Strangely enough, that same week I received the Pentax camera, my wife and I found a K-mount Vivitar 28mm f/2.8 lens at the camera section of a thrift store — I bought it for around $12. A couple of months later, I found a Pentax SMC 55mm f/1.8 at my local camera store’s used section. I asked if I could trade my rarely used Canon nifty fifty for it, and to my surprise, they agreed. Just like that, I was the owner of two Pentax manual lenses. For a few months, I learned how to shoot film with these two lenses and the K-1000. Then, it dawned on me about what my friend at the camera shop told me regarding adapted lenses and the a7 series. I quickly stopped by the shop to purchase a K-mount adapter for around $50, and after playing with the Pentax lenses on my a7II, I knew I had to try it out on a portrait session.
Why Shoot With Legacy Lenses?
One of the things that I enjoyed about these lenses is how smooth the focusing rings were compared to more contemporary lenses. It makes sense when I realized that these lenses are made to be solely focused manually. There was no other way to focus them, so the designers made sure that the focus rings were as smooth as butter. You’ll never want to use manual focus again on newer lenses once you’ve tried legacy lenses. They are also very compact since they didn’t have any auto-focusing mechanisms. In fact, as you can see from the lens images in the beginning of this article, the legacy lenses are almost as small as the K-mount adapter. This is a big plus if you’re trying to keep your set up small and light-weight. Most manual focus lenses from back in the day are constructed with an aperture ring — something that I enjoyed using with my RX1. For me that is a plus. As a bonus, because of the IBIS (In-Body Image Stabilization) built into all of the current Sony Alpha cameras, all your legacy lenses automatically benefits from this feature. The final and probably most appealing part about these older lenses is that you can find them usually very cheap at the used section of your camera store, online, or unearth that occasional gem at your local thrift store.

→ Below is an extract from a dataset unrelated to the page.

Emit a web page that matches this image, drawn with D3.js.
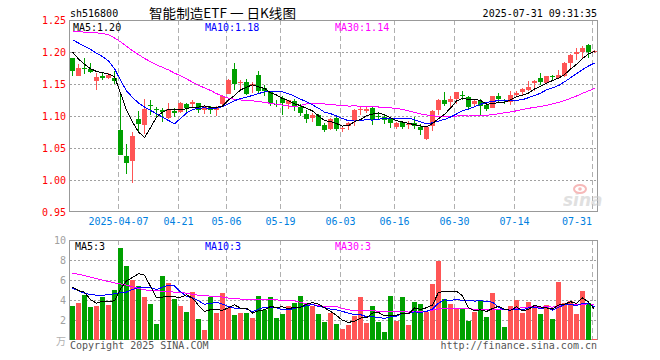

The Experience of Shooting With Legacy Lenses
Apart from saving money and enjoying a smaller setup, the actual experience of manual focus photography is (dare I say it) a total paradigm shift. I’ve never used manual lenses before and I quickly realized that I had to change the way I shoot — and I don’t mean to say that in a negative sense. My approach just had to be different. Usually, I will compose the image, then select my focus point ahead of time, and then pick my focus point, focus, then shoot. When I focus manually, I find myself composing first, then I rack my focus from near to far, and with the aid of the focus-peaking function on my a7II, I witness my image come into focus. The beauty in this method is that sometimes, I will find a different point of focus that is far more interesting that the one I had first intended. Also, in some lighting conditions (like backlit situations), using auto focus is almost impossible, but it’s far easier when manually focusing. This is also the case when you have something in the foreground that can mess with the autofocus, like wind-blown hair or a chain-linked fence. The whole process of creating images becomes more “stream-of-conciousness” for lack of a better analogy. I understand that this may delight some, but be an annoyance for others. The good thing is that trying this method won’t cost you too much money at all, and you may find that manual focus lenses are a game-changer for your style of shooting.